Access to credit is at the root of economic development. The Government is to be lauded for this effort of providing access to credit to the members of the public who were otherwise left in the cold. It is a noble venture with is extolled and should be encouraged by all. However, the provision of this credit access should be done in accordance with the law to avoid challenges in its roll-out.

From the foregoing excerpt, it is evident that the roll-out of the Hustler Fund was done in a hurry. The Regulations were drafted and passed in a hurry. Serious governance issues may arise if the Hustler Fund is implemented in the manner proposed. There are also legal headwinds that need to be addressed with the implementation of the Hustler Fund.

Wisdom may have informed the separation of the offices of administrator of a public fund with the office of the CEO. The same wisdom may also have informed the requirements that there be at least two signatories to the accounts of the funds. This wisdom may have been due to governance requirements and accountability purposes. This wisdom seems to lack in the Hustler Fund, whether intentional or otherwise.

Starting off the roll-out without the proper governance structure was also ill-advised. There is no one to be held accountable in the interim and pending the appointment and designation of the Board and secretariat.

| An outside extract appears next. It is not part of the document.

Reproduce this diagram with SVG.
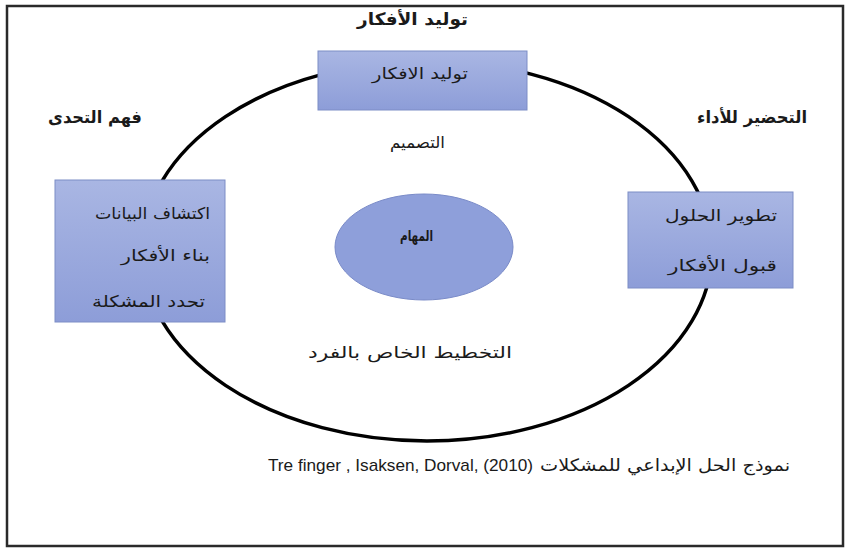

Further, the Constitution established the office of the PSC for a reason. The fact that the Hustler Fund does not recognize this office in the appointment of its officers is regrettable.

Allowing intermediaries to access the funds from the Hustler Fund and on-lend at undisclosed interest rates will defeat the purpose of the Hustler Fund. Credit will be expensive and out of reach to the people who are targeted by the Fund. There is need to prescribe the maximum sums available to the intermediaries and also the interest rate these intermediaries are to impose.

A need to go back to the drawing board and make the requisite amendments to ensure the Fund complies with the Constitution and the law is therefore necessary. The inconsistencies and outright illegalities need to be relooked. The gaps equally need to be addressed. This will ensure the smooth roll-out and running of the Hustler Fund.